### RECORDED DATA
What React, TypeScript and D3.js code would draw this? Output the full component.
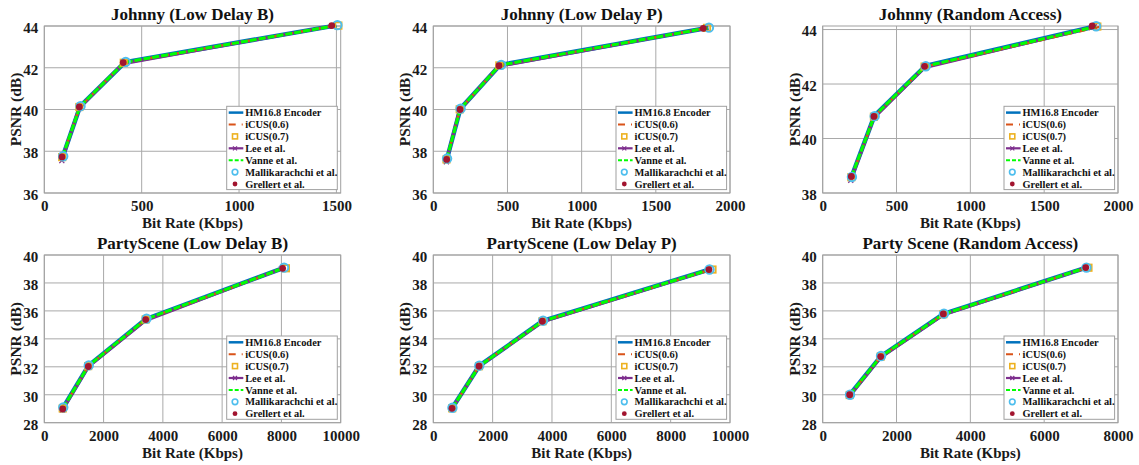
import React, { useEffect, useRef } from 'react';
import * as d3 from 'd3';

// ---------- DATA ----------
const seriesNames = [
  'HM16.8 Encoder',
  'iCUS(0.6)',
  'iCUS(0.7)',
  'Lee et al.',
  'Vanne et al.',
  'Mallikarachchi et al.',
  'Grellert et al.',
];

const panelTitles = [
  'Johnny (Low Delay B)',
  'Johnny (Low Delay P)',
  'Johnny (Random Access)',
  'PartyScene (Low Delay B)',
  'PartyScene (Low Delay P)',
  'Party Scene (Random Access)',
];

const xTicksJohnnyLDB = [0, 500, 1000, 1500];
const xTicksJohnny = [0, 500, 1000, 1500, 2000];
const xTicksParty = [0, 2000, 4000, 6000, 8000, 10000];
const xTicksPartyRA = [0, 2000, 4000, 6000, 8000];
const yTicksJohnny = [36, 38, 40, 42, 44];
const yTicksJohnnyRA = [38, 40, 42, 44];
const yTicksParty = [28, 30, 32, 34, 36, 38, 40];

const xLimits = [1522, 2000, 2000, 10000, 10000, 8000];
const yLimits: [number, number][] = [[36, 44], [36, 44], [38, 44.13], [28, 40], [28, 40], [28, 40]];

// Johnny, Low Delay B (rows: series in seriesNames order)
const johnnyLDBRate = [
  [95, 184, 415, 1500],
  [93, 182, 410, 1495],
  [92, 180, 408, 1510],
  [90, 178, 405, 1480],
  [94, 183, 412, 1498],
  [97, 186, 418, 1505],
  [91, 180, 405, 1476],
];
const johnnyLDBPsnr = [
  [37.75, 40.15, 42.27, 44.03],
  [37.74, 40.13, 42.25, 44.02],
  [37.72, 40.12, 42.24, 44.02],
  [37.55, 40.05, 42.2, 44.0],
  [37.74, 40.14, 42.26, 44.02],
  [37.76, 40.16, 42.28, 44.04],
  [37.73, 40.12, 42.25, 44.02],
];

// Johnny, Low Delay P
const johnnyLDPRate = [
  [92, 182, 450, 1855],
  [90, 180, 448, 1850],
  [89, 178, 445, 1845],
  [88, 176, 440, 1830],
  [91, 181, 447, 1852],
  [93, 184, 458, 1858],
  [90, 180, 443, 1820],
];
const johnnyLDPPsnr = [
  [37.63, 40.03, 42.13, 43.92],
  [37.62, 40.02, 42.12, 43.91],
  [37.61, 40.01, 42.11, 43.91],
  [37.5, 39.95, 42.07, 43.88],
  [37.62, 40.02, 42.12, 43.91],
  [37.65, 40.04, 42.14, 43.92],
  [37.61, 40.0, 42.1, 43.89],
];

// Johnny, Random Access
const johnnyRARate = [
  [196, 350, 695, 1850],
  [195, 348, 692, 1893],
  [194, 347, 690, 1860],
  [190, 345, 688, 1840],
  [195, 349, 693, 1848],
  [198, 352, 698, 1852],
  [194, 347, 690, 1825],
];
const johnnyRAPsnr = [
  [38.6, 40.83, 42.66, 44.12],
  [38.58, 40.81, 42.64, 44.12],
  [38.58, 40.8, 42.64, 44.11],
  [38.47, 40.75, 42.6, 44.1],
  [38.59, 40.82, 42.65, 44.11],
  [38.59, 40.82, 42.65, 44.12],
  [38.61, 40.81, 42.65, 44.13],
];

// PartyScene, Low Delay B
const partyLDBRate = [
  [630, 1490, 3430, 8080],
  [625, 1485, 3425, 8100],
  [622, 1480, 3420, 8150],
  [610, 1470, 3400, 8000],
  [628, 1488, 3428, 8070],
  [640, 1500, 3450, 8090],
  [620, 1485, 3420, 8040],
];
const partyLDBPsnr = [
  [29.05, 32.08, 35.42, 39.08],
  [29.03, 32.06, 35.4, 39.06],
  [29.02, 32.05, 35.39, 39.05],
  [28.9, 31.98, 35.3, 39.02],
  [29.04, 32.07, 35.41, 39.07],
  [29.1, 32.1, 35.45, 39.1],
  [28.98, 32.02, 35.38, 39.05],
];

// PartyScene, Low Delay P
const partyLDPRate = [
  [640, 1545, 3690, 9320],
  [638, 1542, 3685, 9380],
  [636, 1540, 3680, 9410],
  [620, 1525, 3660, 9280],
  [639, 1544, 3688, 9330],
  [645, 1550, 3700, 9310],
  [630, 1540, 3675, 9290],
];
const partyLDPPsnr = [
  [29.05, 32.06, 35.28, 38.97],
  [29.04, 32.05, 35.27, 38.96],
  [29.03, 32.04, 35.26, 38.96],
  [28.95, 32.0, 35.2, 38.93],
  [29.04, 32.05, 35.27, 38.97],
  [29.07, 32.08, 35.3, 38.96],
  [29.03, 32.04, 35.26, 38.96],
];

// Party Scene, Random Access
const partyRARate = [
  [735, 1575, 3275, 7140],
  [733, 1572, 3270, 7170],
  [731, 1570, 3268, 7200],
  [725, 1560, 3250, 7100],
  [734, 1574, 3273, 7130],
  [740, 1580, 3285, 7145],
  [731, 1571, 3268, 7126],
];
const partyRAPsnr = [
  [30.0, 32.75, 35.78, 39.1],
  [29.99, 32.74, 35.77, 39.09],
  [29.98, 32.73, 35.76, 39.09],
  [29.9, 32.65, 35.7, 39.05],
  [29.99, 32.74, 35.77, 39.09],
  [30.0, 32.77, 35.8, 39.1],
  [30.0, 32.73, 35.78, 39.1],
];

const panelRates = [johnnyLDBRate, johnnyLDPRate, johnnyRARate, partyLDBRate, partyLDPRate, partyRARate];
const panelPsnr = [johnnyLDBPsnr, johnnyLDPPsnr, johnnyRAPsnr, partyLDBPsnr, partyLDPPsnr, partyRAPsnr];
const panelXTicks = [xTicksJohnnyLDB, xTicksJohnny, xTicksJohnny, xTicksParty, xTicksParty, xTicksPartyRA];
const panelYTicks = [yTicksJohnny, yTicksJohnny, yTicksJohnnyRA, yTicksParty, yTicksParty, yTicksParty];

// ---------- LAYOUT / STYLE ----------
const W = 1139;
const H = 465;
const colLeft = [44.3, 433.3, 822.7];
const colRight = [340.7, 730, 1118];
const rowTop = [26, 255];
const rowBottom = [193, 422.7];
const FONT = '"Liberation Serif", "Times New Roman", serif';
const colors = ['#0072BD', '#D95319', '#EDB120', '#7E2F8E', '#00FF00', '#4DBEEE', '#A2142F'];
const gridColor = '#a9a9a9';

export default function App() {
  const ref = useRef<SVGSVGElement | null>(null);

  useEffect(() => {
    const svg = d3.select(ref.current);
    svg.selectAll('*').remove();
    svg.append('rect').attr('width', W).attr('height', H).attr('fill', '#fff');

    for (let p = 0; p < 6; p++) {
      const col = p % 3;
      const row = Math.floor(p / 3);
      const L = colLeft[col];
      const R = colRight[col];
      const T = rowTop[row];
      const B = rowBottom[row];
      const x = d3.scaleLinear().domain([0, xLimits[p]]).range([L, R]);
      const y = d3.scaleLinear().domain(yLimits[p]).range([B, T]);
      const g = svg.append('g');

      // grid
      panelXTicks[p].forEach((t) => {
        g.append('line').attr('x1', x(t)).attr('x2', x(t)).attr('y1', T).attr('y2', B)
          .attr('stroke', gridColor).attr('stroke-width', 1);
      });
      panelYTicks[p].forEach((t) => {
        g.append('line').attr('x1', L).attr('x2', R).attr('y1', y(t)).attr('y2', y(t))
          .attr('stroke', gridColor).attr('stroke-width', 1);
      });
      g.append('rect').attr('x', L).attr('y', T).attr('width', R - L).attr('height', B - T)
        .attr('fill', 'none').attr('stroke', '#a0a0a0').attr('stroke-width', 1);

      // axes tick labels via d3 axes
      const xAxis = d3.axisBottom(x).tickValues(panelXTicks[p]).tickSize(0).tickPadding(0).tickFormat(d3.format('d'));
      const xa = g.append('g').attr('transform', `translate(0,${B})`).call(xAxis);
      xa.select('.domain').remove();
      xa.selectAll('text').attr('y', 18).attr('dy', 0).attr('font-family', FONT).attr('font-weight', 'bold')
        .attr('font-size', 15).attr('fill', '#1a1a1a');
      const yAxis = d3.axisLeft(y).tickValues(panelYTicks[p]).tickSize(0).tickPadding(6).tickFormat(d3.format('d'));
      const ya = g.append('g').attr('transform', `translate(${L},0)`).call(yAxis);
      ya.select('.domain').remove();
      ya.selectAll('text').attr('dy', '0.42em').attr('font-family', FONT).attr('font-weight', 'bold')
        .attr('font-size', 15).attr('fill', '#1a1a1a');

      // title & labels
      g.append('text').attr('x', (L + R) / 2).attr('y', T - 6).attr('text-anchor', 'middle')
        .attr('font-family', FONT).attr('font-weight', 'bold').attr('font-size', 17).attr('fill', '#111')
        .text(panelTitles[p]);
      g.append('text').attr('x', (L + R) / 2).attr('y', B + 35).attr('text-anchor', 'middle')
        .attr('font-family', FONT).attr('font-weight', 'bold').attr('font-size', 15).attr('fill', '#1a1a1a')
        .text('Bit Rate (Kbps)');
      g.append('text').attr('transform', `translate(${L - 23},${(T + B) / 2}) rotate(-90)`)
        .attr('text-anchor', 'middle').attr('font-family', FONT).attr('font-weight', 'bold')
        .attr('font-size', 15.5).attr('fill', '#1a1a1a').text('PSNR (dB)');

      const rates = panelRates[p];
      const psnr = panelPsnr[p];
      const pts = (s: number) => rates[s].map((r, i) => [x(r), y(psnr[s][i])] as [number, number]);
      const line = d3.line<[number, number]>();

      // HM blue
      g.append('path').attr('d', line(pts(0))).attr('fill', 'none').attr('stroke', colors[0]).attr('stroke-width', 4.5)
        .attr('stroke-linejoin', 'round');
      // Lee purple
      g.append('path').attr('d', line(pts(3))).attr('fill', 'none').attr('stroke', colors[3]).attr('stroke-width', 3.2);
      pts(3).forEach(([px, py]) => {
        g.append('path').attr('d', `M${px - 2.5},${py - 2.5}L${px + 2.5},${py + 2.5}M${px - 2.5},${py + 2.5}L${px + 2.5},${py - 2.5}`)
          .attr('stroke', colors[3]).attr('stroke-width', 1.3);
      });
      // iCUS(0.6) orange dash-dot
      g.append('path').attr('d', line(pts(1))).attr('fill', 'none').attr('stroke', colors[1]).attr('stroke-width', 2.2)
        .attr('stroke-dasharray', '7 3 1 3');
      // Vanne green dashed
      g.append('path').attr('d', line(pts(4))).attr('fill', 'none').attr('stroke', colors[4]).attr('stroke-width', 3)
        .attr('stroke-dasharray', '7 2');
      // iCUS(0.7) squares
      pts(2).forEach(([px, py]) => {
        g.append('rect').attr('x', px - 3.2).attr('y', py - 3.2).attr('width', 6.4).attr('height', 6.4)
          .attr('fill', 'none').attr('stroke', colors[2]).attr('stroke-width', 1.8);
      });
      // Mallikarachchi circles
      pts(5).forEach(([px, py]) => {
        g.append('circle').attr('cx', px).attr('cy', py).attr('r', 4.2)
          .attr('fill', 'none').attr('stroke', colors[5]).attr('stroke-width', 2);
      });
      // Grellert dots
      pts(6).forEach(([px, py]) => {
        g.append('circle').attr('cx', px).attr('cy', py).attr('r', 3.4).attr('fill', colors[6]);
      });

      // legend
      const lw = 110.6;
      const lh = 83.3;
      const lx = R - 3.4 - lw;
      const ly = B - 3.4 - lh;
      const lg = g.append('g');
      lg.append('rect').attr('x', lx).attr('y', ly).attr('width', lw).attr('height', lh)
        .attr('fill', '#fff').attr('stroke', '#a0a0a0').attr('stroke-width', 1);
      seriesNames.forEach((name, i) => {
        const cy = ly + 6.3 + i * 11.9;
        const x0 = lx + 2;
        const x1 = lx + 16.6;
        const mx = lx + 8.3;
        if (i === 0) {
          lg.append('line').attr('x1', x0).attr('x2', x1).attr('y1', cy).attr('y2', cy).attr('stroke', colors[0]).attr('stroke-width', 2.5);
        } else if (i === 1) {
          lg.append('line').attr('x1', x0).attr('x2', x1).attr('y1', cy).attr('y2', cy).attr('stroke', colors[1]).attr('stroke-width', 2)
            .attr('stroke-dasharray', '7 6 1 3');
        } else if (i === 2) {
          lg.append('rect').attr('x', mx - 2.5).attr('y', cy - 2.5).attr('width', 5).attr('height', 5)
            .attr('fill', 'none').attr('stroke', colors[2]).attr('stroke-width', 1.6);
        } else if (i === 3) {
          lg.append('line').attr('x1', x0).attr('x2', x1).attr('y1', cy).attr('y2', cy).attr('stroke', colors[3]).attr('stroke-width', 2.2);
          lg.append('path').attr('d', `M${mx - 2},${cy - 2}L${mx + 2},${cy + 2}M${mx - 2},${cy + 2}L${mx + 2},${cy - 2}`)
            .attr('stroke', colors[3]).attr('stroke-width', 1.2);
        } else if (i === 4) {
          lg.append('line').attr('x1', x0).attr('x2', x1).attr('y1', cy).attr('y2', cy).attr('stroke', colors[4]).attr('stroke-width', 2)
            .attr('stroke-dasharray', '4 2');
        } else if (i === 5) {
          lg.append('circle').attr('cx', mx).attr('cy', cy).attr('r', 2.8).attr('fill', 'none')
            .attr('stroke', colors[5]).attr('stroke-width', 1.6);
        } else {
          lg.append('circle').attr('cx', mx).attr('cy', cy).attr('r', 2.4).attr('fill', colors[6]);
        }
        lg.append('text').attr('x', lx + 18.5).attr('y', cy).attr('dy', '0.35em')
          .attr('font-family', FONT).attr('font-weight', 'bold').attr('font-size', 10.4).attr('fill', '#111')
          .text(name);
      });
    }
  }, []);

  return (
    <svg
      ref={ref}
      width={W}
      height={H}
      style={{ position: 'absolute', left: 0, top: 0, display: 'block' }}
    />
  );
}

### TASK STATEMENT
Skip the pictures, please, and transcribe only the lines from the beginning of the material through the one that contains "const yTicksParty = [28, 30, 32, 34, 36, 38, 40];".

### RESULT OF THIS TASK
What React, TypeScript and D3.js code would draw this? Output the full component.
import React, { useEffect, useRef } from 'react';
import * as d3 from 'd3';

// ---------- DATA ----------
const seriesNames = [
  'HM16.8 Encoder',
  'iCUS(0.6)',
  'iCUS(0.7)',
  'Lee et al.',
  'Vanne et al.',
  'Mallikarachchi et al.',
  'Grellert et al.',
];

const panelTitles = [
  'Johnny (Low Delay B)',
  'Johnny (Low Delay P)',
  'Johnny (Random Access)',
  'PartyScene (Low Delay B)',
  'PartyScene (Low Delay P)',
  'Party Scene (Random Access)',
];

const xTicksJohnnyLDB = [0, 500, 1000, 1500];
const xTicksJohnny = [0, 500, 1000, 1500, 2000];
const xTicksParty = [0, 2000, 4000, 6000, 8000, 10000];
const xTicksPartyRA = [0, 2000, 4000, 6000, 8000];
const yTicksJohnny = [36, 38, 40, 42, 44];
const yTicksJohnnyRA = [38, 40, 42, 44];
const yTicksParty = [28, 30, 32, 34, 36, 38, 40];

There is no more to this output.